§ PROBLEM TO SOLVE:
Repeat every entry word for word, but leave the images out of your copy.

(Charts and diagrams as code)

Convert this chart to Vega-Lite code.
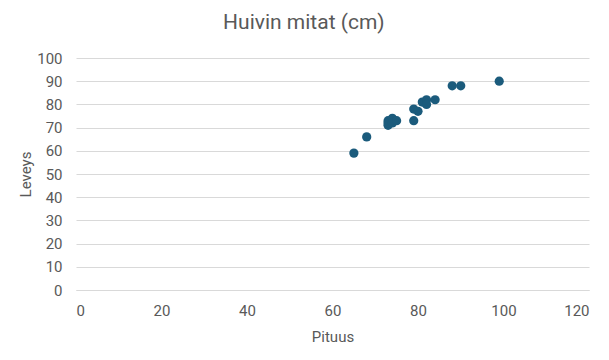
{
  "$schema": "https://vega.github.io/schema/vega-lite/v6.json",
  "width": 609,
  "height": 360,
  "autosize": {"type": "fit", "contains": "padding"},
  "padding": {"left": 18, "right": 20, "top": 12, "bottom": 16},
  "background": "white",
  "title": {"text": "Huivin mitat (cm)", "font": "Roboto", "fontSize": 21, "fontWeight": "normal", "color": "#595959", "offset": 18, "frame": "bounds", "anchor": "middle"},
  "config": {"view": {"stroke": null}, "font": "Roboto"},
  "data": {"values": [
    {"Pituus": 65, "Leveys": 59},
    {"Pituus": 68, "Leveys": 66},
    {"Pituus": 73, "Leveys": 71},
    {"Pituus": 73, "Leveys": 73},
    {"Pituus": 73, "Leveys": 72},
    {"Pituus": 74, "Leveys": 74},
    {"Pituus": 74, "Leveys": 72},
    {"Pituus": 75, "Leveys": 73},
    {"Pituus": 79, "Leveys": 78},
    {"Pituus": 80, "Leveys": 77},
    {"Pituus": 79, "Leveys": 73},
    {"Pituus": 81, "Leveys": 81},
    {"Pituus": 82, "Leveys": 82},
    {"Pituus": 82, "Leveys": 80},
    {"Pituus": 84, "Leveys": 82},
    {"Pituus": 88, "Leveys": 88},
    {"Pituus": 90, "Leveys": 88},
    {"Pituus": 99, "Leveys": 90}
  ]},
  "mark": {"type": "circle", "size": 85, "color": "#1b5b7c", "opacity": 1},
  "encoding": {
    "x": {"field": "Pituus", "type": "quantitative", "scale": {"domain": [0, 120], "nice": false},
      "axis": {"values": [0, 20, 40, 60, 80, 100, 120], "grid": false, "ticks": false, "domain": true, "domainColor": "#d9d9d9",
        "labelColor": "#595959", "labelFontSize": 15, "labelPadding": 13, "title": "Pituus", "titleColor": "#595959", "titleFontSize": 15, "titleFontWeight": "normal", "titlePadding": 11}},
    "y": {"field": "Leveys", "type": "quantitative", "scale": {"domain": [0, 100], "nice": false},
      "axis": {"values": [0, 10, 20, 30, 40, 50, 60, 70, 80, 90, 100], "grid": true, "gridColor": "#d9d9d9", "ticks": false, "domain": false,
        "labelColor": "#595959", "labelFontSize": 15, "labelPadding": 14, "title": "Leveys", "titleColor": "#595959", "titleFontSize": 15, "titleFontWeight": "normal", "titlePadding": 3}}
  }
}
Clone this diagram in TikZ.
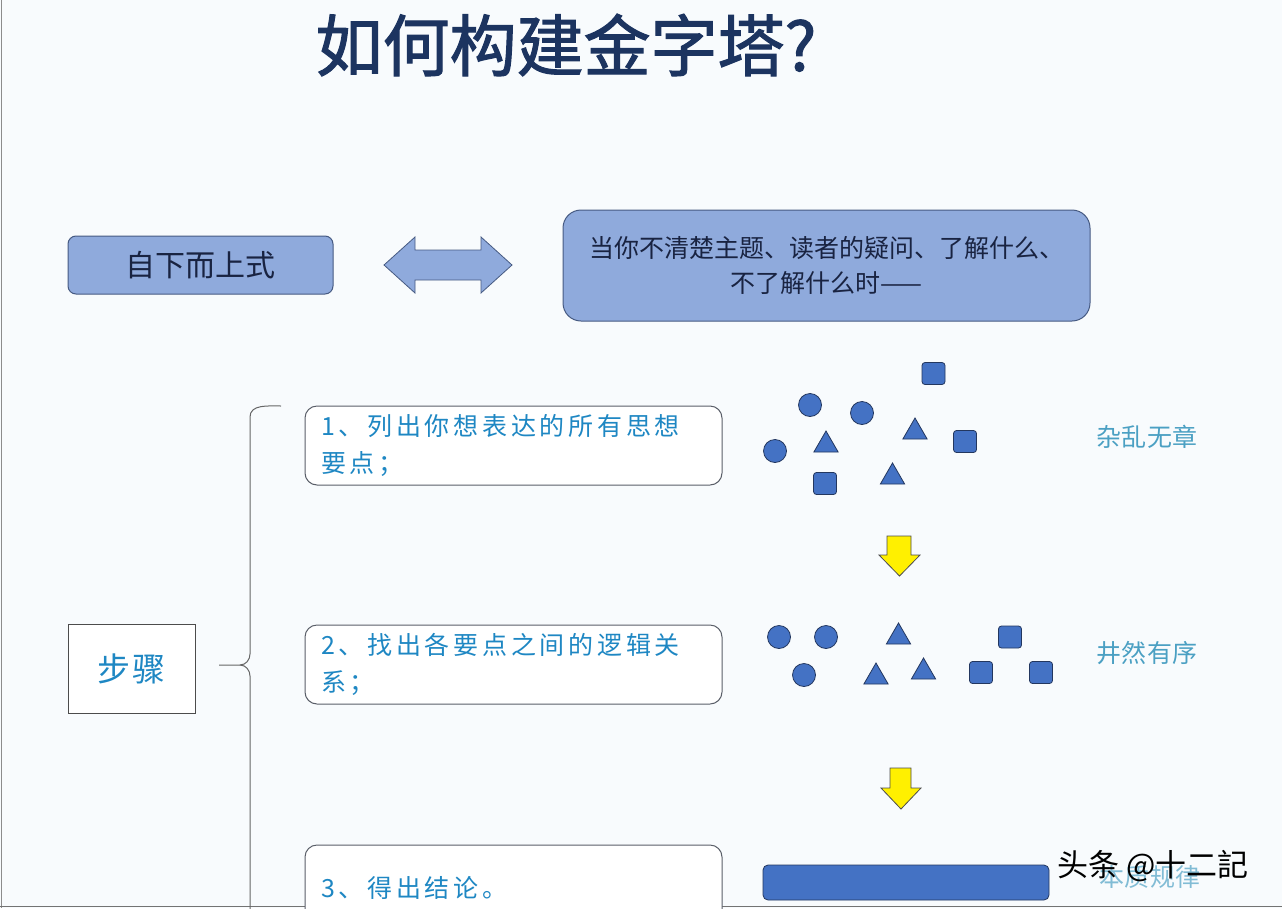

§ EXERCISE SOLUTION:
Convert this chart to Vega-Lite code.
{
  "$schema": "https://vega.github.io/schema/vega-lite/v6.json",
  "width": 609,
  "height": 360,
  "autosize": {"type": "fit", "contains": "padding"},
  "padding": {"left": 18, "right": 20, "top": 12, "bottom": 16},
  "background": "white",
  "title": {"text": "Huivin mitat (cm)", "font": "Roboto", "fontSize": 21, "fontWeight": "normal", "color": "#595959", "offset": 18, "frame": "bounds", "anchor": "middle"},
  "config": {"view": {"stroke": null}, "font": "Roboto"},
  "data": {"values": [
    {"Pituus": 65, "Leveys": 59},
    {"Pituus": 68, "Leveys": 66},
    {"Pituus": 73, "Leveys": 71},
    {"Pituus": 73, "Leveys": 73},
    {"Pituus": 73, "Leveys": 72},
    {"Pituus": 74, "Leveys": 74},
    {"Pituus": 74, "Leveys": 72},
    {"Pituus": 75, "Leveys": 73},
    {"Pituus": 79, "Leveys": 78},
    {"Pituus": 80, "Leveys": 77},
    {"Pituus": 79, "Leveys": 73},
    {"Pituus": 81, "Leveys": 81},
    {"Pituus": 82, "Leveys": 82},
    {"Pituus": 82, "Leveys": 80},
    {"Pituus": 84, "Leveys": 82},
    {"Pituus": 88, "Leveys": 88},
    {"Pituus": 90, "Leveys": 88},
    {"Pituus": 99, "Leveys": 90}
  ]},
  "mark": {"type": "circle", "size": 85, "color": "#1b5b7c", "opacity": 1},
  "encoding": {
    "x": {"field": "Pituus", "type": "quantitative", "scale": {"domain": [0, 120], "nice": false},
      "axis": {"values": [0, 20, 40, 60, 80, 100, 120], "grid": false, "ticks": false, "domain": true, "domainColor": "#d9d9d9",
        "labelColor": "#595959", "labelFontSize": 15, "labelPadding": 13, "title": "Pituus", "titleColor": "#595959", "titleFontSize": 15, "titleFontWeight": "normal", "titlePadding": 11}},
    "y": {"field": "Leveys", "type": "quantitative", "scale": {"domain": [0, 100], "nice": false},
      "axis": {"values": [0, 10, 20, 30, 40, 50, 60, 70, 80, 90, 100], "grid": true, "gridColor": "#d9d9d9", "ticks": false, "domain": false,
        "labelColor": "#595959", "labelFontSize": 15, "labelPadding": 14, "title": "Leveys", "titleColor": "#595959", "titleFontSize": 15, "titleFontWeight": "normal", "titlePadding": 3}}
  }
}
Clone this diagram in TikZ.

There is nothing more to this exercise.